Sunday, May 8, 2011

Why we are not interested in Portals - 2

From my last post, I have worked up a model of a Portal implementation so we can now compare our model with that of a Portal. Of course, there is a lot more functionality in your average Portal than I have modeled, but the point remains as this model fits the fundamental structure of the vast majority of Portals.



If we look at the Portal model we see that all of the information flow is from the User to the Portal. There is no information moving back to the User, except that they are looking at on the Portal. The control of the presentation, organization and interface is with the Portal and stays with the Portal. Even the comments don't move back to core Institutional database, but remains within the Portal. As the Portal is almost always under the control of the Institution anyway, this means that information not only moves from the Users to the Institution (no change there), but also the control of the way the information is managed, presented, accessed and ordered remains with the Institution as well (again, no change there).







If we look at our model, there are three fundamental differences. First, the information that goes to the hub, is not organized, presented nor ordered there, but simply PuSHed from there to the Subscribers' servers. It is at the Subscribers' servers that the information is organized, presented and ordered many times over, and in the local context. There is also the key difference that comments are not simply attached to a Portal instance, but are available to return into the Institution as part of the object's primary record. Most fundamental of all, though, is that our model is reversible. Any Subscriber in our model can become a Publisher, and any Publisher a Subscriber. Knowledge developed through the local use of Institutional information, can be PuSHed back to the Institution to enhance their documentation of the object. A Portal cannot be reversed as it is not a distribution system, but a broadcast system.

Sunday, May 1, 2011

Why we are not interested in Portals.

I thought we would lay down the gauntlet now, even though we are a bit of a way off demonstrating our work. I have uploaded two models for our systems. The first is a User Model, which is a demonstrative diagram for a general audience that shows what our system will intend to do. The second is an Object Model, using UML, which is more for developers. The two more or less depict the same system, though. I should emphasize, for those developers reading this, that the Object Model is not a full Class Model, but more of a "conceptual" Object Model.

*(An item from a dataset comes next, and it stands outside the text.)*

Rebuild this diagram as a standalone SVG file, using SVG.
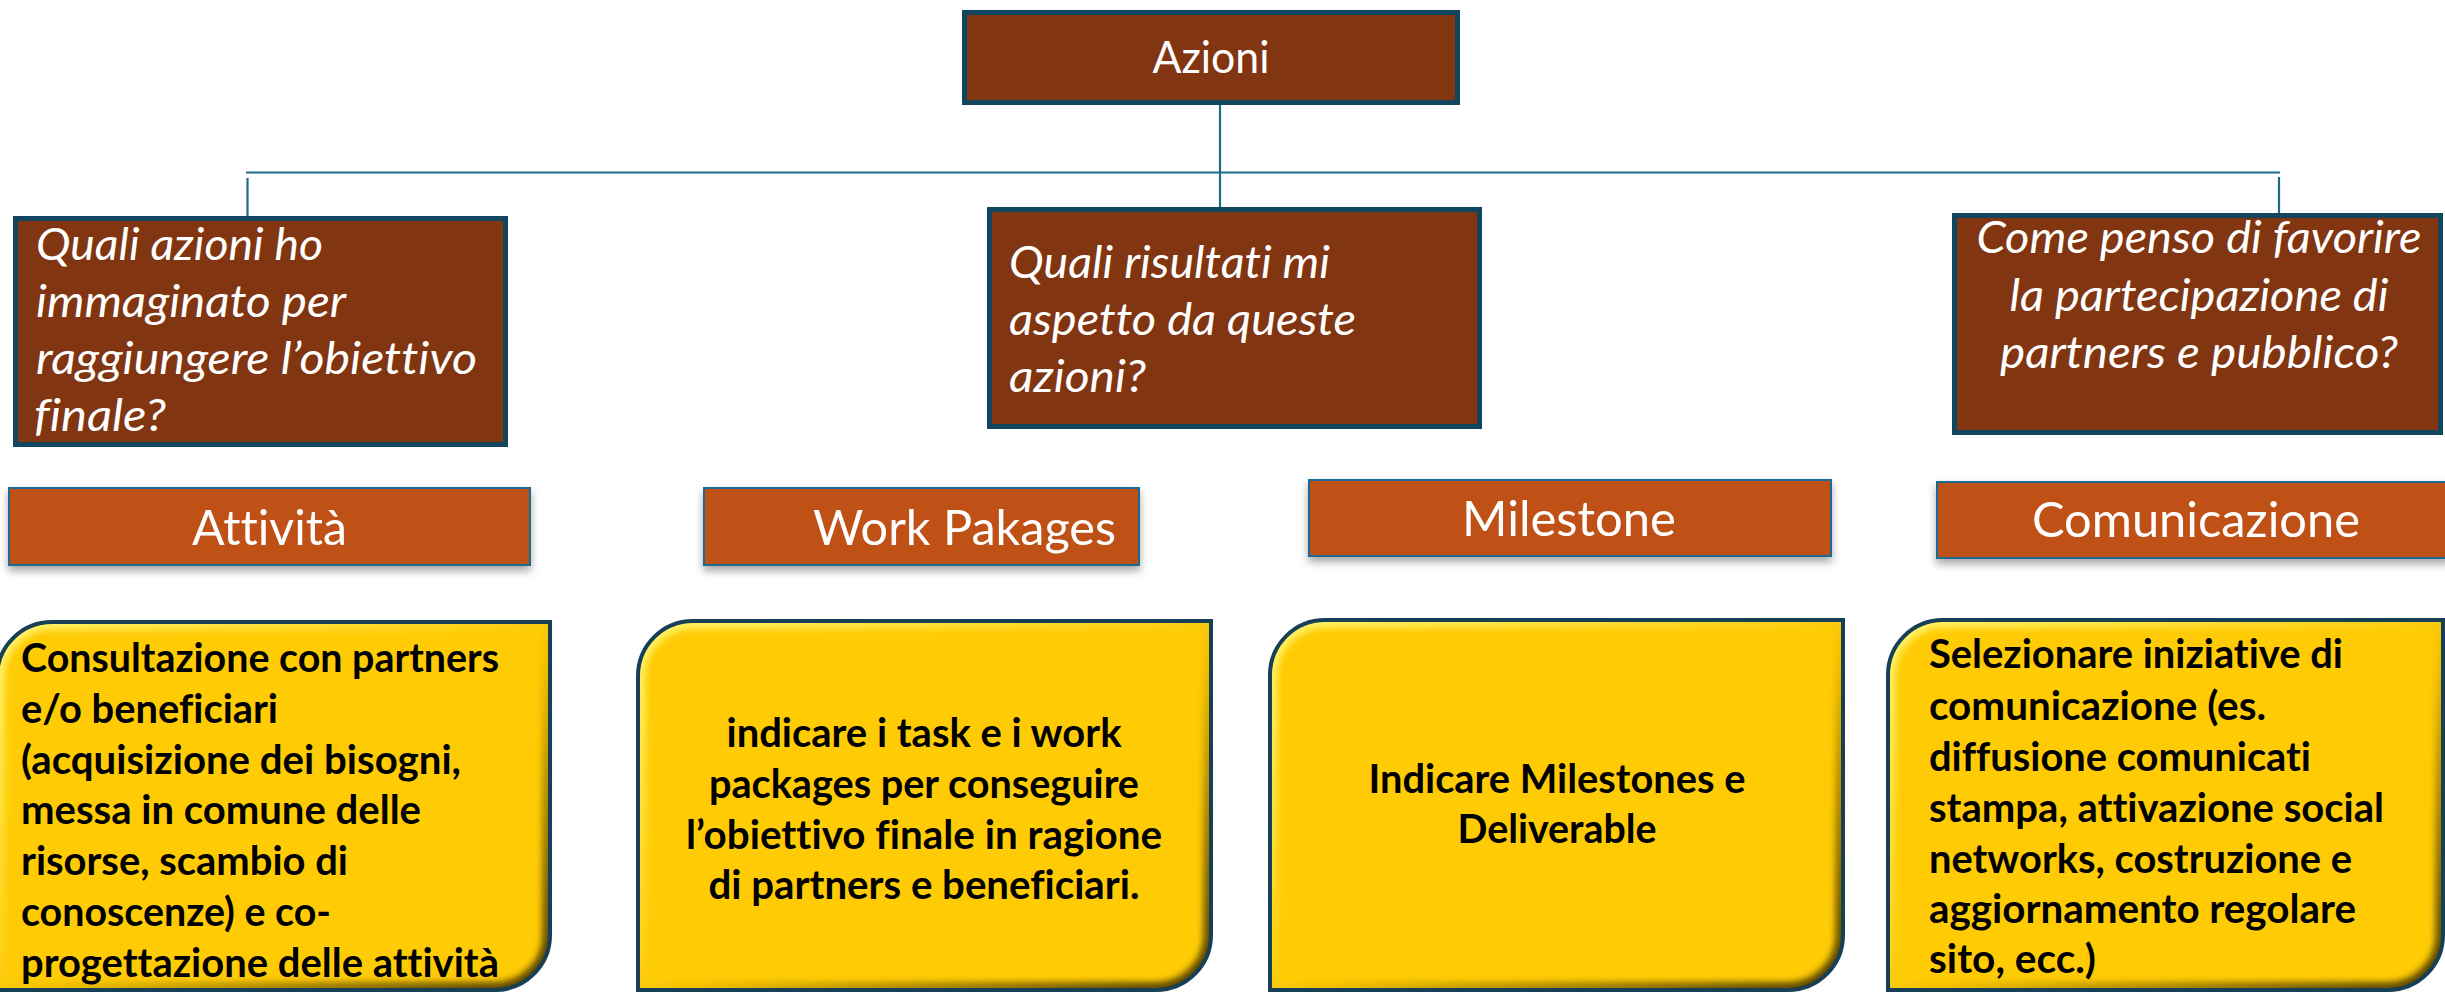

What I want to show, however, is not simply what we intend to do, but to also explain why this is different from a Web Portal. In a recent discussion between the IT Officer for Anthropology at the American Museum of Natural History (New York), Jim and I, it became clear that what we are doing could easily be confused with a Portal. Or, worse in my mind, that it could be assumed that there would be little difference between what we are doing and a Portal. In fact, I think that what we are doing is fundamentally different, and even opposed, to what Portals do. Here is why.

If you will pardon me drawing a definition from Wikipedia, a Web Portal is "a web site that function as a point of access to information on the World Wide Web. A portal presents information from diverse sources in a unified way." (Wikipedia, emphasis added). Wikipedia goes on to say that a Portal "provide[s] a way for enterprises to provide a consistent look and feel with access control and procedures for multiple applications and databases, which otherwise would have been different entities altogether." This is the key difference to what we are trying to do and what Web Portals are trying to do. Whereas a Web Portal takes a diverse set of resources, centralizes them and gives them a single "enterprise" identity, what we are trying to do is the opposite. We are trying to do is to take a diverse set of resources, distribute them as filtered sets to diverse expert communities, so that these filtered sets of resources can be localized and used in completely different ways.

The difference between a Web Portal and our approach is not simply superficial, but goes right down to our understanding of what Knowledge is. Where the assumption about knowledge in a Web Portal, and most "knowledge systems," is that knowledge is an accumulated resource, a set of commodities that gain their power as knowledge through their packaging or their organizing, we accept a different, less colonial, view of knowledge. We see knowledge not as a set of proscriptively ordered and presented resources, but as a personal, local and community achievement. Knowledge, for us, is something you do, and do skillfully, not something you acquire, proffer or stockpile.

So the difference may seem subtle, even trivial, but is in fact fundamental. A Web Portal seeks to share information resources between individuals and communities through a unified, proscribed and centralized system -- an enterprise system much like a museum or archive. However, what we trying to do is to share information resources between individuals and communities by distributing those resources into the diverse local systems so that they can be directly used to build local knowledge. While a Web Portal is, by its very nature, a system that creates a unified identity for information, and information use, through its "enterprise" identity, our system seeks to fundamentally undermine this universalizing and commodifying approach to knowledge by radically replacing unity and centralization with diversity and localization.